**What this task involves**
Give every line back verbatim, dropping all images.

=======

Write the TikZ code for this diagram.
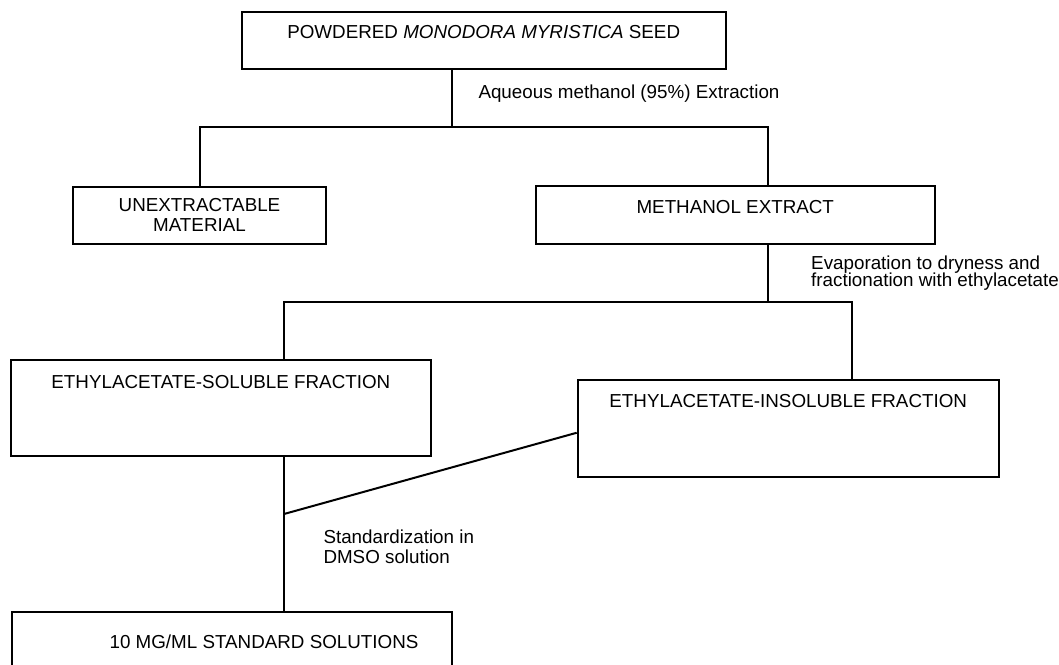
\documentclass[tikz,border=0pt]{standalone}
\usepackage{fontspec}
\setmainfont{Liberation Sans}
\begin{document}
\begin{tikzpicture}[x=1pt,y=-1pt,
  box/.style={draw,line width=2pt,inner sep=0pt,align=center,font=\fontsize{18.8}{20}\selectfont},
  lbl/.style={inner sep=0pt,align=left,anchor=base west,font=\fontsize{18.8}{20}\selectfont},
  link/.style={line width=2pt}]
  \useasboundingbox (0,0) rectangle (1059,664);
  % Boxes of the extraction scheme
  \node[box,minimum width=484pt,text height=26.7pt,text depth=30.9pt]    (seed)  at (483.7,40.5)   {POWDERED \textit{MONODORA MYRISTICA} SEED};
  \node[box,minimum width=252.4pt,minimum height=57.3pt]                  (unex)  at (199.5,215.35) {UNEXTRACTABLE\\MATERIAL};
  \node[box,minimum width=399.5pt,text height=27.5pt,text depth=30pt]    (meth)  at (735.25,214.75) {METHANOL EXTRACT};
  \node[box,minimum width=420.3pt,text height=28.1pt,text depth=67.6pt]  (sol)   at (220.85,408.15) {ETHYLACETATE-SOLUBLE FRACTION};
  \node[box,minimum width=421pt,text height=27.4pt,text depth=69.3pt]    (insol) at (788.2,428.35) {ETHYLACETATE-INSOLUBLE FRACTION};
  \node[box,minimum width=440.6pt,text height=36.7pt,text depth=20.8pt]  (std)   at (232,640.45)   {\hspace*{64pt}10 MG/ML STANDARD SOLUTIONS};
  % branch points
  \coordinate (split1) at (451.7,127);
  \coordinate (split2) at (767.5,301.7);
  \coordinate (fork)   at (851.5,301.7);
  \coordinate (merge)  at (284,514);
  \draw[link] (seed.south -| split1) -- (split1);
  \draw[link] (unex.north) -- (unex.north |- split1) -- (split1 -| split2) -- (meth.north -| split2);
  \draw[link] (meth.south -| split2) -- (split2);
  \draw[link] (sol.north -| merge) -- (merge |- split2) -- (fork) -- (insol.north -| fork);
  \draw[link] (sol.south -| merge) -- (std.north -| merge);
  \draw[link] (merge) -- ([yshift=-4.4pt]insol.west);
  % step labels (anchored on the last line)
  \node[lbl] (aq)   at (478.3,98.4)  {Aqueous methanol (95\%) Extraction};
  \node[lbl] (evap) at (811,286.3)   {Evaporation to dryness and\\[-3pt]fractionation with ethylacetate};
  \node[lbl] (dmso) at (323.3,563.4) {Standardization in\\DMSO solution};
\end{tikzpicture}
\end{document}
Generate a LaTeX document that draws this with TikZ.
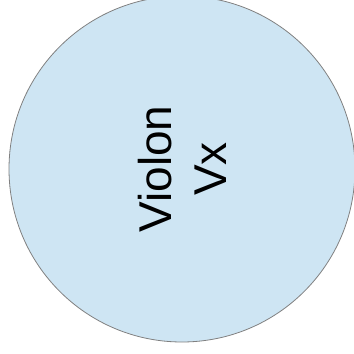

=======

**Solution for this exercise**
Write the TikZ code for this diagram.
\documentclass[tikz,border=0pt]{standalone}
\usepackage{fontspec}
\setmainfont{Liberation Sans}
\begin{document}
\begin{tikzpicture}[x=1pt,y=-1pt,
  box/.style={draw,line width=2pt,inner sep=0pt,align=center,font=\fontsize{18.8}{20}\selectfont},
  lbl/.style={inner sep=0pt,align=left,anchor=base west,font=\fontsize{18.8}{20}\selectfont},
  link/.style={line width=2pt}]
  \useasboundingbox (0,0) rectangle (1059,664);
  % Boxes of the extraction scheme
  \node[box,minimum width=484pt,text height=26.7pt,text depth=30.9pt]    (seed)  at (483.7,40.5)   {POWDERED \textit{MONODORA MYRISTICA} SEED};
  \node[box,minimum width=252.4pt,minimum height=57.3pt]                  (unex)  at (199.5,215.35) {UNEXTRACTABLE\\MATERIAL};
  \node[box,minimum width=399.5pt,text height=27.5pt,text depth=30pt]    (meth)  at (735.25,214.75) {METHANOL EXTRACT};
  \node[box,minimum width=420.3pt,text height=28.1pt,text depth=67.6pt]  (sol)   at (220.85,408.15) {ETHYLACETATE-SOLUBLE FRACTION};
  \node[box,minimum width=421pt,text height=27.4pt,text depth=69.3pt]    (insol) at (788.2,428.35) {ETHYLACETATE-INSOLUBLE FRACTION};
  \node[box,minimum width=440.6pt,text height=36.7pt,text depth=20.8pt]  (std)   at (232,640.45)   {\hspace*{64pt}10 MG/ML STANDARD SOLUTIONS};
  % branch points
  \coordinate (split1) at (451.7,127);
  \coordinate (split2) at (767.5,301.7);
  \coordinate (fork)   at (851.5,301.7);
  \coordinate (merge)  at (284,514);
  \draw[link] (seed.south -| split1) -- (split1);
  \draw[link] (unex.north) -- (unex.north |- split1) -- (split1 -| split2) -- (meth.north -| split2);
  \draw[link] (meth.south -| split2) -- (split2);
  \draw[link] (sol.north -| merge) -- (merge |- split2) -- (fork) -- (insol.north -| fork);
  \draw[link] (sol.south -| merge) -- (std.north -| merge);
  \draw[link] (merge) -- ([yshift=-4.4pt]insol.west);
  % step labels (anchored on the last line)
  \node[lbl] (aq)   at (478.3,98.4)  {Aqueous methanol (95\%) Extraction};
  \node[lbl] (evap) at (811,286.3)   {Evaporation to dryness and\\[-3pt]fractionation with ethylacetate};
  \node[lbl] (dmso) at (323.3,563.4) {Standardization in\\DMSO solution};
\end{tikzpicture}
\end{document}
Generate a LaTeX document that draws this with TikZ.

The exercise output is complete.